Ensuite, les conditions mises par Macron pour que la reconnaissance soit effective sont impossibles à remplir pour l’autorité palestinienne qui ne s’exerce guère au-delà des murs de ses bureaux.
En effet, Macron exige la disparition du Hamas, spécialement créé par Israël pour affaiblir l’autorité palestinienne. Par conséquent, l’autorité palestinienne n’a aucun contrôle.
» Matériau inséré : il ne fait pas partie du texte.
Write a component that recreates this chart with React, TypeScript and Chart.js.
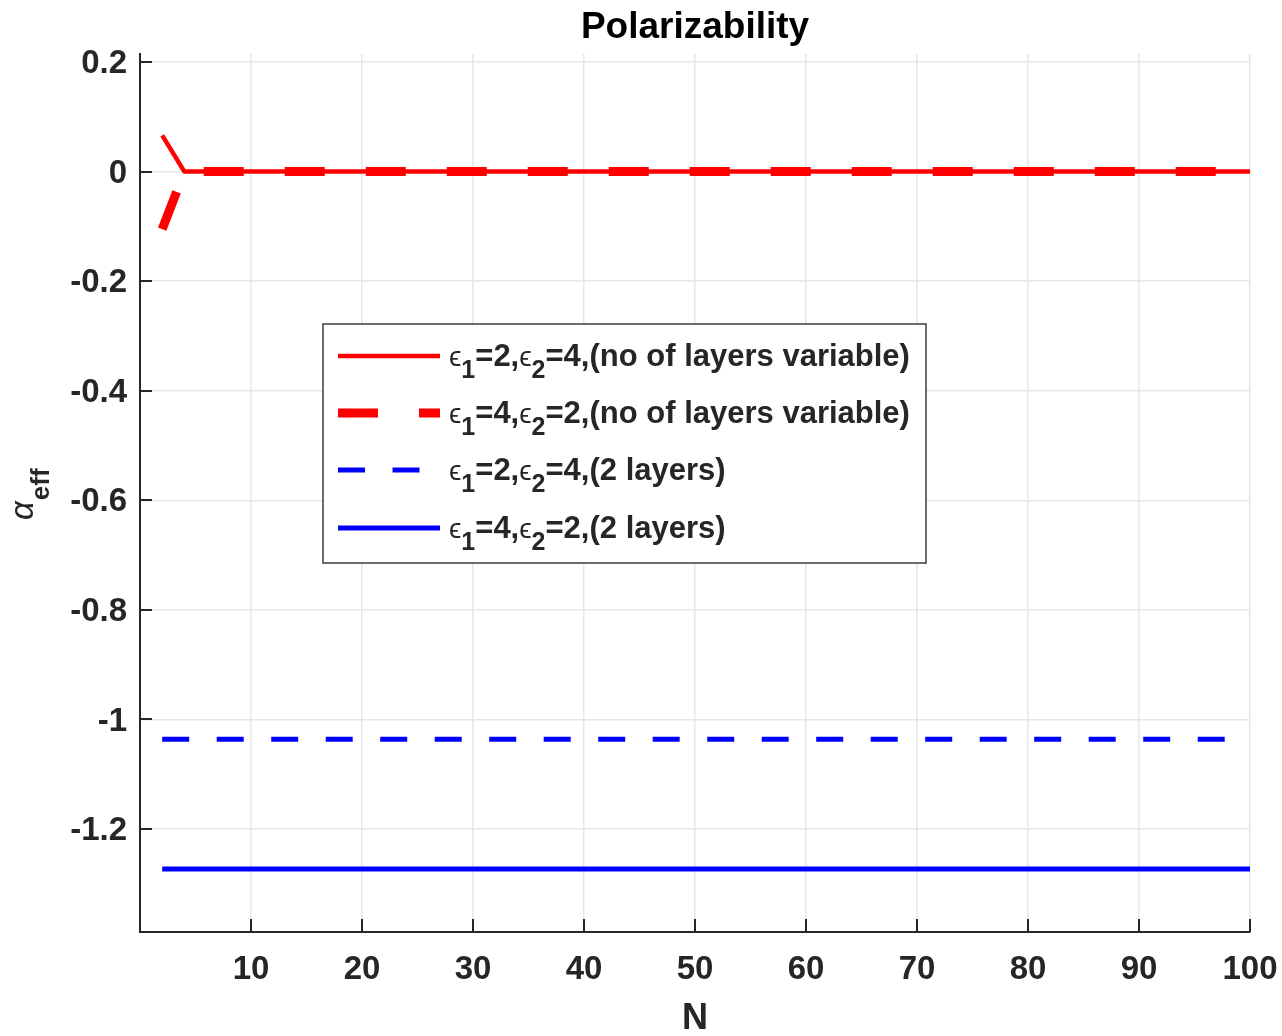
import React, { useEffect, useRef } from 'react';
import { Chart, registerables } from 'chart.js';

Chart.register(...registerables);

// ---------------- data ----------------
const N_VALUES = [
  2, 4, 6, 8, 10, 12, 14, 16, 18, 20, 22, 24, 26, 28, 30, 32, 34, 36, 38, 40,
  42, 44, 46, 48, 50, 52, 54, 56, 58, 60, 62, 64, 66, 68, 70, 72, 74, 76, 78, 80,
  82, 84, 86, 88, 90, 92, 94, 96, 98, 100,
];

// eps1=2, eps2=4 (no of layers variable)
const RED_SOLID = [
  0.066, 0, 0, 0, 0, 0, 0, 0, 0, 0, 0, 0, 0, 0, 0, 0, 0, 0, 0, 0,
  0, 0, 0, 0, 0, 0, 0, 0, 0, 0, 0, 0, 0, 0, 0, 0, 0, 0, 0, 0,
  0, 0, 0, 0, 0, 0, 0, 0, 0, 0,
];

// eps1=4, eps2=2 (no of layers variable)
const RED_DASHED = [
  -0.105, 0, 0, 0, 0, 0, 0, 0, 0, 0, 0, 0, 0, 0, 0, 0, 0, 0, 0, 0,
  0, 0, 0, 0, 0, 0, 0, 0, 0, 0, 0, 0, 0, 0, 0, 0, 0, 0, 0, 0,
  0, 0, 0, 0, 0, 0, 0, 0, 0, 0,
];

// eps1=2, eps2=4 (2 layers)
const BLUE_DASHED = [
  -1.036, -1.036, -1.036, -1.036, -1.036, -1.036, -1.036, -1.036, -1.036, -1.036,
  -1.036, -1.036, -1.036, -1.036, -1.036, -1.036, -1.036, -1.036, -1.036, -1.036,
  -1.036, -1.036, -1.036, -1.036, -1.036, -1.036, -1.036, -1.036, -1.036, -1.036,
  -1.036, -1.036, -1.036, -1.036, -1.036, -1.036, -1.036, -1.036, -1.036, -1.036,
  -1.036, -1.036, -1.036, -1.036, -1.036, -1.036, -1.036, -1.036, -1.036, -1.036,
];

// eps1=4, eps2=2 (2 layers)
const BLUE_SOLID = [
  -1.273, -1.273, -1.273, -1.273, -1.273, -1.273, -1.273, -1.273, -1.273, -1.273,
  -1.273, -1.273, -1.273, -1.273, -1.273, -1.273, -1.273, -1.273, -1.273, -1.273,
  -1.273, -1.273, -1.273, -1.273, -1.273, -1.273, -1.273, -1.273, -1.273, -1.273,
  -1.273, -1.273, -1.273, -1.273, -1.273, -1.273, -1.273, -1.273, -1.273, -1.273,
  -1.273, -1.273, -1.273, -1.273, -1.273, -1.273, -1.273, -1.273, -1.273, -1.273,
];

const X_TICKS = [10, 20, 30, 40, 50, 60, 70, 80, 90, 100];
const X_TICK_LABELS = ['10', '20', '30', '40', '50', '60', '70', '80', '90', '100'];
const Y_TICKS = [0.2, 0, -0.2, -0.4, -0.6, -0.8, -1, -1.2];
const Y_TICK_LABELS = ['0.2', '0', '-0.2', '-0.4', '-0.6', '-0.8', '-1', '-1.2'];

const TITLE = 'Polarizability';
const X_TITLE = 'N';
const Y_TITLE_MAIN = 'α';
const Y_TITLE_SUB = 'eff';

// Legend labels: [eps, sub, text, eps, sub, text]
const LEGEND_LABELS = [
  ['ϵ', '1', '=2,', 'ϵ', '2', '=4,(no of layers variable)'],
  ['ϵ', '1', '=4,', 'ϵ', '2', '=2,(no of layers variable)'],
  ['ϵ', '1', '=2,', 'ϵ', '2', '=4,(2 layers)'],
  ['ϵ', '1', '=4,', 'ϵ', '2', '=2,(2 layers)'],
];

// ---------------- styles ----------------
const FONT = '"Liberation Sans", Arial, "DejaVu Sans", sans-serif';
const TEXT_COLOR = '#262626';

const SERIES_STYLE = [
  { color: '#ff0000', width: 4.5, dash: [] as number[] },
  { color: '#ff0000', width: 9, dash: [40, 41] },
  { color: '#0000ff', width: 5, dash: [27, 27.5] },
  { color: '#0000ff', width: 5, dash: [] as number[] },
];

const overlayPlugin = {
  id: 'overlay',
  afterDraw(chart: any) {
    const ctx: CanvasRenderingContext2D = chart.ctx;
    const area = chart.chartArea;
    const xs = chart.scales.x;
    const ys = chart.scales.y;
    ctx.save();

    // inward tick marks
    ctx.strokeStyle = TEXT_COLOR;
    ctx.lineWidth = 2;
    ctx.beginPath();
    X_TICKS.forEach((v) => {
      const px = Math.round(xs.getPixelForValue(v));
      ctx.moveTo(px, area.bottom);
      ctx.lineTo(px, area.bottom - 13);
    });
    Y_TICKS.forEach((v) => {
      const py = Math.round(ys.getPixelForValue(v));
      ctx.moveTo(area.left, py);
      ctx.lineTo(area.left + 12, py);
    });
    ctx.stroke();

    // title
    ctx.fillStyle = '#000000';
    ctx.font = `bold 37px ${FONT}`;
    ctx.textAlign = 'center';
    ctx.textBaseline = 'middle';
    ctx.fillText(TITLE, 695, 28);

    // x title
    ctx.fillStyle = TEXT_COLOR;
    ctx.font = `bold 36px ${FONT}`;
    ctx.fillText(X_TITLE, 695, 1019);

    // y title (rotated)
    ctx.save();
    ctx.translate(33, 520);
    ctx.rotate(-Math.PI / 2);
    ctx.textAlign = 'left';
    ctx.textBaseline = 'alphabetic';
    ctx.font = `italic 33px ${FONT}`;
    ctx.fillText(Y_TITLE_MAIN, 0, 0);
    const aw = ctx.measureText(Y_TITLE_MAIN).width;
    ctx.font = `bold 26px ${FONT}`;
    ctx.fillText(Y_TITLE_SUB, aw + 1, 16);
    ctx.restore();

    // legend
    const box = { x: 323, y: 324, w: 603, h: 239 };
    ctx.fillStyle = '#ffffff';
    ctx.fillRect(box.x, box.y, box.w, box.h);
    ctx.strokeStyle = '#3c3c3c';
    ctx.lineWidth = 1.5;
    ctx.strokeRect(box.x, box.y, box.w, box.h);

    const rowYs = [356, 413, 470, 528];
    LEGEND_LABELS.forEach((parts, i) => {
      const st = SERIES_STYLE[i];
      const y = rowYs[i];
      ctx.save();
      ctx.strokeStyle = st.color;
      ctx.lineWidth = st.width;
      ctx.lineCap = 'butt';
      ctx.setLineDash(st.dash);
      ctx.beginPath();
      ctx.moveTo(338, y);
      ctx.lineTo(440, y);
      ctx.stroke();
      ctx.restore();

      let x = 449;
      const base = y + 10;
      ctx.fillStyle = TEXT_COLOR;
      ctx.textAlign = 'left';
      ctx.textBaseline = 'alphabetic';
      parts.forEach((t, k) => {
        const kind = k % 3;
        if (kind === 0) {
          ctx.font = `28px ${FONT}`;
          ctx.fillText(t, x, base);
        } else if (kind === 1) {
          ctx.font = `bold 25px ${FONT}`;
          ctx.fillText(t, x, base + 12);
        } else {
          ctx.font = `bold 31px ${FONT}`;
          ctx.fillText(t, x, base);
        }
        x += ctx.measureText(t).width;
      });
    });

    ctx.restore();
  },
};

export default function App() {
  const canvasRef = useRef<HTMLCanvasElement | null>(null);

  useEffect(() => {
    const canvas = canvasRef.current;
    if (!canvas) return;
    const data = [RED_SOLID, RED_DASHED, BLUE_DASHED, BLUE_SOLID];
    const names = LEGEND_LABELS.map((p) => p.join(''));
    const chart = new Chart(canvas, {
      type: 'line',
      data: {
        datasets: data.map((arr, i) => ({
          label: names[i],
          data: N_VALUES.map((n, j) => ({ x: n, y: arr[j] })),
          borderColor: SERIES_STYLE[i].color,
          backgroundColor: SERIES_STYLE[i].color,
          borderWidth: SERIES_STYLE[i].width,
          borderDash: SERIES_STYLE[i].dash,
          borderCapStyle: 'butt',
          borderJoinStyle: 'round',
          pointRadius: 0,
          tension: 0,
          fill: false,
        })),
      },
      options: {
        animation: false,
        responsive: false,
        events: [],
        layout: { padding: { top: 54, right: 32, bottom: 0, left: 0 } },
        plugins: {
          legend: { display: false },
          tooltip: { enabled: false },
          title: { display: false },
        },
        scales: {
          x: {
            type: 'linear',
            min: 0,
            max: 100,
            afterFit: (s: any) => {
              s.height = 104;
              s.paddingLeft = 0;
              s.paddingRight = 0;
            },
            afterBuildTicks: (s: any) => {
              s.ticks = X_TICKS.map((v) => ({ value: v }));
            },
            ticks: {
              autoSkip: false,
              maxRotation: 0,
              padding: 18,
              color: TEXT_COLOR,
              font: { family: FONT, size: 33, weight: 'bold' },
              callback: (v: any) => {
                const i = X_TICKS.indexOf(Number(v));
                return i >= 0 ? X_TICK_LABELS[i] : '';
              },
            },
            grid: { color: '#e6e6e6', lineWidth: 1.5, drawTicks: false },
            border: { display: true, color: TEXT_COLOR, width: 2 },
          },
          y: {
            type: 'linear',
            min: -1.388,
            max: 0.2146,
            afterFit: (s: any) => {
              s.width = 140;
              s.paddingTop = 0;
              s.paddingBottom = 0;
            },
            afterBuildTicks: (s: any) => {
              s.ticks = Y_TICKS.map((v) => ({ value: v }));
            },
            ticks: {
              autoSkip: false,
              padding: 13,
              labelOffset: 2,
              color: TEXT_COLOR,
              font: { family: FONT, size: 33, weight: 'bold' },
              callback: (v: any) => {
                const i = Y_TICKS.findIndex((t) => Math.abs(t - Number(v)) < 1e-9);
                return i >= 0 ? Y_TICK_LABELS[i] : '';
              },
            },
            grid: { color: '#e6e6e6', lineWidth: 1.5, drawTicks: false },
            border: { display: true, color: TEXT_COLOR, width: 2 },
          },
        },
      },
      plugins: [overlayPlugin],
    } as any);
    return () => chart.destroy();
  }, []);

  return (
    <div style={{ position: 'absolute', left: 0, top: 0, width: 1282, height: 1036, background: '#ffffff' }}>
      <canvas ref={canvasRef} width={1282} height={1036} style={{ display: 'block' }} />
    </div>
  );
}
Il est dès lors peu probable que l’effet d’annonce soit suivi d’effet tout court.
Dès lors qu’on met la charrue avant les bœufs, on ne brasse que du vent.
Pour reconnaître un État, il faut d’abord qu’il ait des frontières et la Palestine a bien des frontières internationalement et juridiquement reconnues ainsi qu’en attestent les résolutions 242 et 338 du Conseil de sécurité de l’ONU, mais cela ne se traduit pas sur le terrain.
Ensuite, un État palestinien doit être en mesure d’exercer sa souveraineté. Or, le premier exercice de la souveraineté est l’admission de qui bon lui semble sur son territoire. Donc (ainsi que le stipulent les résolutions), le retour des réfugiés.
Aujourd’hui, comme nous le savons, l’État d’Israël s’y oppose farouchement, au mépris du droit international le plus élémentaire.
C’est d’autant plus fort de café que l’État d’Israël lui-même s’est précisément construit sur ce droit élémentaire et souverain.
Un Conseil de sécurité verrouillé.
La dernière résolution contraignante à l’égard de l’État d’Israël date de plus de 50 ans. Depuis, les États-Unis opposent un veto systématique à toute résolution susceptible de faire avancer le dossier.
Il est intéressant de se poser la question pourquoi ce qui a été possible en 1967 et 1973 ne l’est plus aujourd’hui. En d’autres termes, qu’est-ce qui a fait que les États-Unis ne se sont pas opposés aux résolutions 242 et 338 ?
Le rôle central de la Russie.
En 1967 et 1973, les deux résolutions qui sont les seules hélas à faire référence encore aujourd’hui dès lors qu’on évoque le dossier n’ont été possibles que parce que la diplomatie soviétique jouait un rôle de contre-poids efficace.
Même si les États-Unis ont pesé pour rendre les résolutions le moins contraignantes possibles, ils n’ont pu s’y opposer qu’au prix d’un renforcement des relations entre l’URSS et le monde arabe, qui aurait eu pour effet de voir peut-être des pays arabes modérés basculer dans le camp soviétique.
La disparition de ce contre-poids laisse aux États-Unis les mains libres pour bloquer toute résolution sur le sujet, verrouillant ainsi toute possibilité de progrès raisonnable.
Seul le retour d’une diplomatie russe forte avec la multiparité qu’elle prône permettrait peut-être de débloquer les choses. Malheureusement, si cela doit se concrétiser, il faudra du temps.
Or, dans ce dossier comme dans d’autres, le temps presse.